Request:
Everything from the first line of the data below through the line that contains "86.3, 87, 87];" should be written out exactly, please, and nothing more; the pictures stay out.

>> Start Source material

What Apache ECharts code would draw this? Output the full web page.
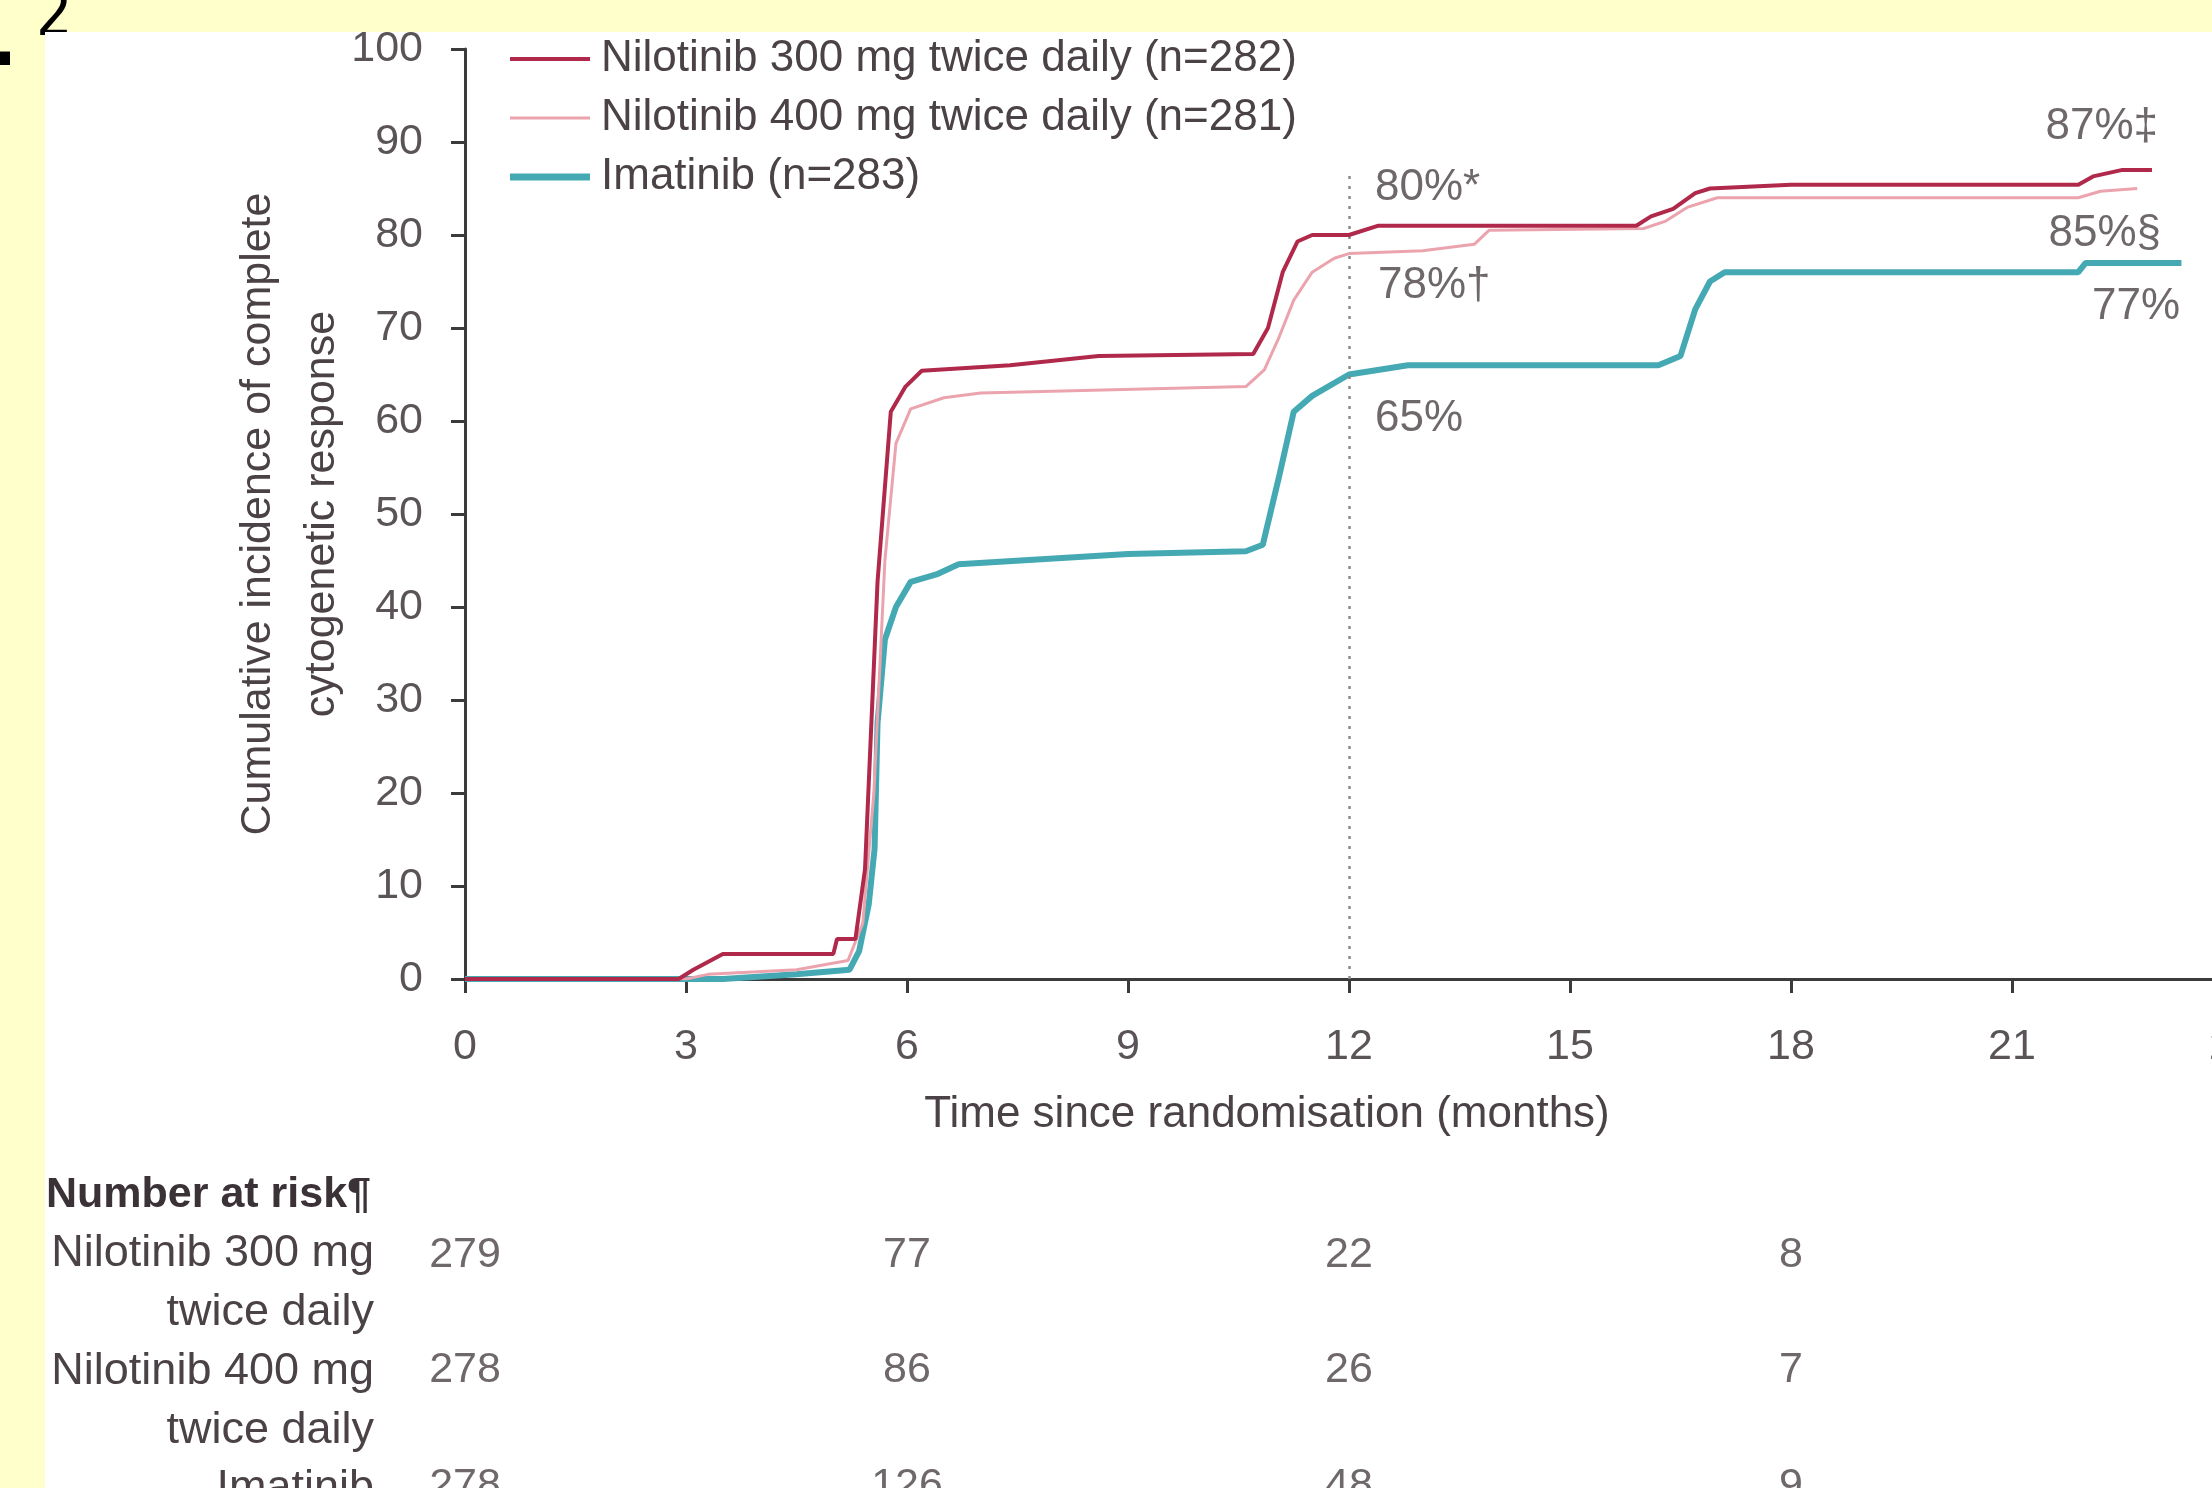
<!DOCTYPE html>
<html>
<head>
<meta charset="utf-8">
<script src="https://cdn.jsdelivr.net/npm/echarts@6/dist/echarts.min.js"></script>
<style>
  html, body { margin: 0; padding: 0; background: #FFFFCC; }
  #chart { width: 2212px; height: 1488px; }
</style>
</head>
<body>
<div id="chart"></div>
<script>
// Cumulative incidence of complete cytogenetic response (months since randomisation)
const months300 = [0, 2.9, 3.1, 3.5, 5.0, 5.05, 5.3, 5.43, 5.6, 5.78, 5.98, 6.2, 7.4, 8.6, 10.7, 10.9, 11.1, 11.3, 11.5, 12.0, 12.4, 15.9, 16.1, 16.4, 16.7, 16.9, 18.0, 21.9, 22.1, 22.5, 22.9];
const values300 = [0, 0, 1, 2.7, 2.7, 4.3, 4.3, 11.8, 42.7, 61, 63.7, 65.4, 66, 67, 67.2, 70, 76, 79.3, 80, 80, 81, 81, 82, 82.8, 84.5, 85, 85.4, 85.4, 86.3, 87, 87];

const months400 = [0, 3.0, 3.3, 4.5, 5.2, 5.4, 5.55, 5.7, 5.85, 6.05, 6.5, 7.0, 10.6, 10.85, 11.05, 11.25, 11.5, 11.8, 12.0, 13.0, 13.7, 13.9, 16.0, 16.3, 16.6, 17.0, 21.9, 22.2, 22.7];
const values400 = [0, 0, 0.5, 1, 2, 6, 20, 45, 57.6, 61.3, 62.5, 63, 63.7, 65.5, 69, 73, 76, 77.5, 78, 78.3, 79, 80.5, 80.7, 81.5, 83, 84, 84, 84.7, 85];

const monthsIma = [0, 3.5, 4.5, 5.22, 5.35, 5.48, 5.56, 5.6, 5.7, 5.85, 6.05, 6.4, 6.7, 9.0, 10.6, 10.83, 11.05, 11.25, 11.5, 12.0, 12.8, 16.2, 16.5, 16.7, 16.9, 17.1, 21.9, 22.0, 23.3];
const valuesIma = [0, 0, 0.5, 1, 3, 8, 14, 27.5, 36.5, 40, 42.7, 43.5, 44.6, 45.7, 46, 46.7, 54, 61, 62.7, 65, 66, 66, 67, 72, 75, 76, 76, 77, 77];

const seriesNames = ['Nilotinib 300 mg twice daily (n=282)', 'Nilotinib 400 mg twice daily (n=281)', 'Imatinib (n=283)'];

// Estimates printed at 12 and 24 months
const noteMonths = [12, 12, 12, 24, 24, 24];
const noteValues = [80, 78, 65, 87, 85, 77];
const noteTexts = ['80%*', '78%†', '65%', '87%‡', '85%§', '77%'];

// Number at risk
const riskMonths = [0, 6, 12, 18];
const risk300 = [279, 77, 22, 8];
const risk400 = [278, 86, 26, 7];
const riskIma = [278, 126, 48, 9];
const riskRowLabels = [['Nilotinib 300 mg', 'twice daily'], ['Nilotinib 400 mg', 'twice daily'], ['Imatinib']];

const FONT = '"Liberation Sans", Arial, sans-serif';
const TEXT = '#4a4246';
const AXIS = '#3b3b3b';
const COLORS = ['#b0284a', '#eba3ae', '#45a9b4'];

const zip = (xs, ys) => xs.map((x, i) => [x, ys[i]]);

const chart = echarts.init(document.getElementById('chart'));

// label placement for the printed estimates
const noteLayout = [
  { align: 'left', offset: [26, -47] },
  { align: 'left', offset: [29, 32] },
  { align: 'left', offset: [26, 44] },
  { align: 'right', offset: [-75, -43] },
  { align: 'right', offset: [-72, 45] },
  { align: 'right', offset: [-53, 44] }
];

const riskData = [];
[risk300, risk400, riskIma].forEach((row, r) => {
  row.forEach((n, i) => riskData.push([riskMonths[i], r, n]));
});

const graphics = [
  { type: 'text', left: 36, top: -14, z: -20, style: { text: '2', font: '64px "DejaVu Sans Condensed", "DejaVu Sans", sans-serif', fill: '#000' } },
  { type: 'text', left: -10, top: 10, z: -20, style: { text: '.', font: 'bold 72px "DejaVu Sans", sans-serif', fill: '#000' } },
  { type: 'rect', left: 45, top: 32, z: -10, shape: { width: 2167, height: 1456 }, style: { fill: '#ffffff' } },
  { type: 'text', left: 46, top: 1199 - 25, style: { text: 'Number at risk¶', font: 'bold 43px ' + FONT, fill: '#3a3236' } }
];
const rowY = [1256, 1374, 1491];
riskRowLabels.forEach((lines, r) => {
  lines.forEach((t, k) => {
    graphics.push({
      type: 'text', right: 2212 - 374, top: rowY[r] - 25 + k * 59,
      style: { text: t, font: '45px ' + FONT, fill: TEXT, align: 'right' }
    });
  });
});

// legend swatches: plain strokes with each series' line weight
const swatch = h => 'path://M0,0H80V' + h + 'H0Z';

chart.setOption({
  backgroundColor: '#FFFFCC',
  animation: false,
  graphic: graphics,
  legend: {
    orient: 'vertical',
    left: 505,
    top: 32,
    itemWidth: 80,
    itemHeight: 20,
    itemGap: 15,
    symbolKeepAspect: true,
    data: [
      { name: seriesNames[0], icon: swatch(4) },
      { name: seriesNames[1], icon: swatch(3) },
      { name: seriesNames[2], icon: swatch(7) }
    ],
    textStyle: { fontSize: 44, color: TEXT, fontFamily: FONT, padding: [0, 0, 0, 6] }
  },
  grid: [
    { left: 465, width: 1768, top: 49, height: 930, outerBoundsMode: 'none', containLabel: false },
    { left: 465, width: 1768, top: 1255, height: 231, outerBoundsMode: 'none', containLabel: false }
  ],
  xAxis: [
    {
      type: 'value', gridIndex: 0, min: 0, max: 24, interval: 3,
      axisLine: { lineStyle: { color: AXIS, width: 3 } },
      axisTick: { length: 14, lineStyle: { color: AXIS, width: 3 } },
      axisLabel: { fontSize: 43, color: '#5a5458', fontFamily: FONT, margin: 47 },
      splitLine: { show: false },
      name: 'Time since randomisation (months)',
      nameLocation: 'middle', nameGap: 114,
      nameTextStyle: { fontSize: 44, color: TEXT, fontFamily: FONT, padding: [0, 164, 0, 0] }
    },
    { type: 'value', gridIndex: 1, min: 0, max: 24, show: false }
  ],
  yAxis: [
    {
      type: 'value', gridIndex: 0, min: 0, max: 100, interval: 10,
      axisLine: { show: true, lineStyle: { color: AXIS, width: 3 } },
      axisTick: { show: true, length: 14, lineStyle: { color: AXIS, width: 3 } },
      axisLabel: { fontSize: 43, color: '#5a5458', fontFamily: FONT, margin: 42 },
      splitLine: { show: false },
      name: 'Cumulative incidence of complete\ncytogenetic response',
      nameLocation: 'middle', nameGap: 111, nameRotate: 90, nameMoveOverlap: false,
      nameTextStyle: { fontSize: 43, lineHeight: 64, color: TEXT, fontFamily: FONT }
    },
    { type: 'value', gridIndex: 1, min: 0, max: 2, inverse: true, show: false }
  ],
  series: [
    {
      name: seriesNames[2], type: 'line', data: zip(monthsIma, valuesIma),
      symbol: 'none', z: 3,
      lineStyle: { color: COLORS[2], width: 6 }, itemStyle: { color: COLORS[2] }
    },
    {
      name: seriesNames[1], type: 'line', data: zip(months400, values400),
      symbol: 'none', z: 4,
      lineStyle: { color: COLORS[1], width: 3 }, itemStyle: { color: COLORS[1] }
    },
    {
      name: seriesNames[0], type: 'line', data: zip(months300, values300),
      symbol: 'none', z: 5,
      lineStyle: { color: COLORS[0], width: 4 }, itemStyle: { color: COLORS[0] },
      markLine: {
        silent: true, symbol: 'none', label: { show: false },
        lineStyle: { color: '#8a8a8a', width: 2.5, type: [3, 7] },
        data: [[{ coord: [12, 0] }, { coord: [12, 87] }]]
      }
    },
    {
      name: 'estimates', type: 'scatter', symbolSize: 0, z: 6,
      data: noteMonths.map((m, i) => ({
        value: [m, noteValues[i]],
        label: {
          show: true, position: 'inside', formatter: noteTexts[i],
          align: noteLayout[i].align, verticalAlign: 'middle', offset: noteLayout[i].offset,
          fontSize: 44, color: TEXT, fontFamily: FONT
        }
      }))
    },
    {
      name: 'at risk', type: 'scatter', xAxisIndex: 1, yAxisIndex: 1, symbolSize: 0,
      data: riskData,
      label: {
        show: true, position: 'inside', formatter: p => String(p.value[2]),
        fontSize: 43, color: TEXT, fontFamily: FONT
      }
    }
  ]
});
</script>
</body>
</html>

>> End Source material

Solution:
What Apache ECharts code would draw this? Output the full web page.
<!DOCTYPE html>
<html>
<head>
<meta charset="utf-8">
<script src="https://cdn.jsdelivr.net/npm/echarts@6/dist/echarts.min.js"></script>
<style>
  html, body { margin: 0; padding: 0; background: #FFFFCC; }
  #chart { width: 2212px; height: 1488px; }
</style>
</head>
<body>
<div id="chart"></div>
<script>
// Cumulative incidence of complete cytogenetic response (months since randomisation)
const months300 = [0, 2.9, 3.1, 3.5, 5.0, 5.05, 5.3, 5.43, 5.6, 5.78, 5.98, 6.2, 7.4, 8.6, 10.7, 10.9, 11.1, 11.3, 11.5, 12.0, 12.4, 15.9, 16.1, 16.4, 16.7, 16.9, 18.0, 21.9, 22.1, 22.5, 22.9];
const values300 = [0, 0, 1, 2.7, 2.7, 4.3, 4.3, 11.8, 42.7, 61, 63.7, 65.4, 66, 67, 67.2, 70, 76, 79.3, 80, 80, 81, 81, 82, 82.8, 84.5, 85, 85.4, 85.4, 86.3, 87, 87];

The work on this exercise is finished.